Macros-based malware attacks targeting Windows machines running Microsoft Word have been proved to be a long-standing and routine threat to PCs. Now, security researchers have discovered attackers developing malicious macros for Word documents on Apple’s Mac platform.
Macros exploitations have long been a staple with Microsoft office programs. Essentially, Macros automates specific tasks through a series of commands and actions. Coded and written in Microsoft’s VBA (Visual Basic for Applications), they are commonly abused my malware authors and cybercriminals for installing malware onto targeted computers. Security researchers are in agreement, recommending users not to enable Macros.
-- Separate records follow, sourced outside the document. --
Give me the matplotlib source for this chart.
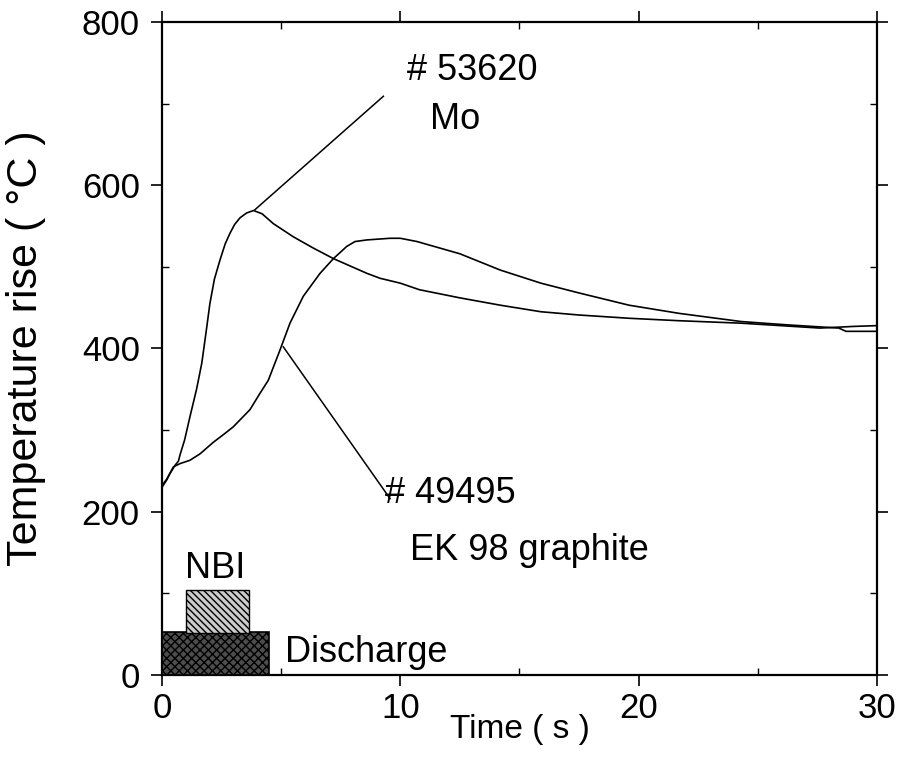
import matplotlib
matplotlib.use("Agg")
import matplotlib.pyplot as plt
from matplotlib.patches import Rectangle
from matplotlib.ticker import MultipleLocator

plt.rcParams['font.family'] = ['Liberation Sans', 'DejaVu Sans']

# Shot #53620, Mo tile
mo_t = [0.0, 0.0, 0.2, 0.34, 0.55, 0.69, 0.76, 0.95, 1.17, 1.45, 1.67, 1.85, 2.01,
        2.2, 2.43, 2.65, 2.85, 3.05, 3.27, 3.55, 3.84, 4.2, 4.67, 5.5, 6.35, 7.2,
        8.6, 9.15, 10.0, 10.8, 12.5, 14.2, 15.9, 17.5, 19.6, 21.7, 24.3, 27.6,
        29.0, 30.0]
mo_T = [0, 230, 239, 247, 257, 262, 270, 288, 316, 350, 382, 420, 455,
        485, 508, 528, 541, 552, 560, 566, 569, 565, 553, 537, 523, 510,
        492, 486, 480, 472, 462, 453, 445, 441, 437, 434, 431, 425,
        427, 428]

# Shot #49495, EK 98 graphite tile
gr_t = [0.0, 0.0, 0.2, 0.48, 0.76, 1.17, 1.6, 2.15, 2.6, 2.99, 3.69, 4.11, 4.46,
        4.95, 5.37, 5.93, 6.63, 7.19, 7.75, 8.1, 8.6, 9.57, 10.0, 10.7, 11.66,
        12.5, 14.2, 15.9, 17.5, 19.6, 21.7, 24.3, 26.2, 28.4, 28.7, 30.0]
gr_T = [0, 232, 240, 255, 259, 263, 271, 285, 295, 304, 325, 345, 361,
        398, 431, 464, 492, 510, 525, 531, 533, 535, 535, 531, 523,
        516, 496, 480, 468, 453, 443, 433, 429, 425, 421, 421]

# Heating phases (start, end, height)
discharge = (0.0, 4.5, 53)
nbi = (1.0, 3.65, 52, 104)

x_ticks = [0, 10, 20, 30]
y_ticks = [0, 200, 400, 600, 800]

fig = plt.figure(figsize=(9.09, 7.68), dpi=100)
ax = fig.add_axes([0.1782, 0.1211, 0.9648 - 0.1782, 0.9714 - 0.1211])

ax.plot(mo_t, mo_T, color='black', lw=1.2, solid_joinstyle='round')
ax.plot(gr_t, gr_T, color='black', lw=1.2, solid_joinstyle='round')

# Heating phase boxes
ax.add_patch(Rectangle((discharge[0], 0), discharge[1] - discharge[0], discharge[2],
                       facecolor='0.3', edgecolor='black', hatch='xxxx', lw=1.2, zorder=3))
ax.add_patch(Rectangle((nbi[0], nbi[2]), nbi[1] - nbi[0], nbi[3] - nbi[2],
                       facecolor='0.8', edgecolor='black', hatch='\\\\\\\\\\', lw=1.0, zorder=3))

# Leader lines and labels
ax.plot([3.9, 9.29], [570, 709], color='black', lw=1.1)
ax.plot([5.09, 9.57], [402, 216], color='black', lw=1.1)

fs = 26
ax.text(10.28, 741, '# 53620', fontsize=fs, va='center', ha='left')
ax.text(11.25, 680, 'Mo', fontsize=fs, va='center', ha='left')
ax.text(9.36, 222, '# 49495', fontsize=fs, va='center', ha='left')
ax.text(10.4, 153, 'EK 98 graphite', fontsize=fs, va='center', ha='left')
ax.text(0.97, 131, 'NBI', fontsize=fs, va='center', ha='left')
ax.text(5.16, 28, 'Discharge', fontsize=fs, va='center', ha='left')

ax.set_xlim(0, 30)
ax.set_ylim(0, 800)
ax.set_xticks(x_ticks)
ax.set_yticks(y_ticks)
ax.xaxis.set_minor_locator(MultipleLocator(5))
ax.yaxis.set_minor_locator(MultipleLocator(100))
ax.tick_params(which='major', direction='out', length=8, width=1.2, labelsize=25)
ax.tick_params(axis='x', which='major', pad=4)
ax.tick_params(axis='y', which='major', pad=8)
ax.tick_params(which='minor', direction='in', length=5, width=1.0)
ax.tick_params(which='both', top=True, right=True)

for s in ax.spines.values():
    s.set_linewidth(1.6)

ax.set_xlabel('Time ( s )', fontsize=24, labelpad=-8)
ax.set_ylabel('Temperature rise ( °C )', fontsize=31, labelpad=26)

fig.savefig('out.png', dpi=100)
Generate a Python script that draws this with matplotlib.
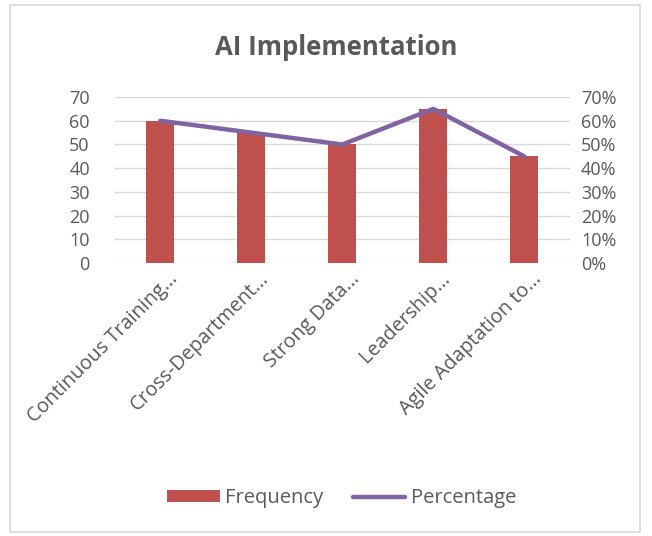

While the vulnerability was frequently exploited by attackers targeting the Window platform, researchers have now discovered the first instance of a malicious macros embedded in a Word document targeting Mac computers.
Discovered by Patrick Wardle, head of research at security firm Synack, a Python-coded macro proceeds to download a malware payload that infects Mac machines, enabling hackers to a sweeping compromise of the targeted victim’s computer. The malware allows hackers to access a user’s browser history, enable the computer’s webcam and dump the keychain to steal credentials.
Overall, this malware sample isn’t particularly advanced. IT relies on user interaction (to open a malicious document in Microsoft Word, (not Apple’s Pages)), as well as needs macros to be enabled.
Notably, Mac users are prompted to enable macros in the event of opening the malicious Word document. If the warning is ignored, the embedded macro executes the command to download the payload.
The function, coded in Python, is near identical to an open source Mac post-exploitation agent called EmPyre, which is also found targeting Linux machines.
“It’s kind of a low-tech solution, but on one hand it’s abusing legitimate functionality so it’s not going to crash like a memory corruption or overflow might, and it’s not going to be patched out,” Wardle added.
A geolocating traceback revealed the IP of the malware sender to be in Russia. The same IP has been associated with other malicious activities including phishing attempts.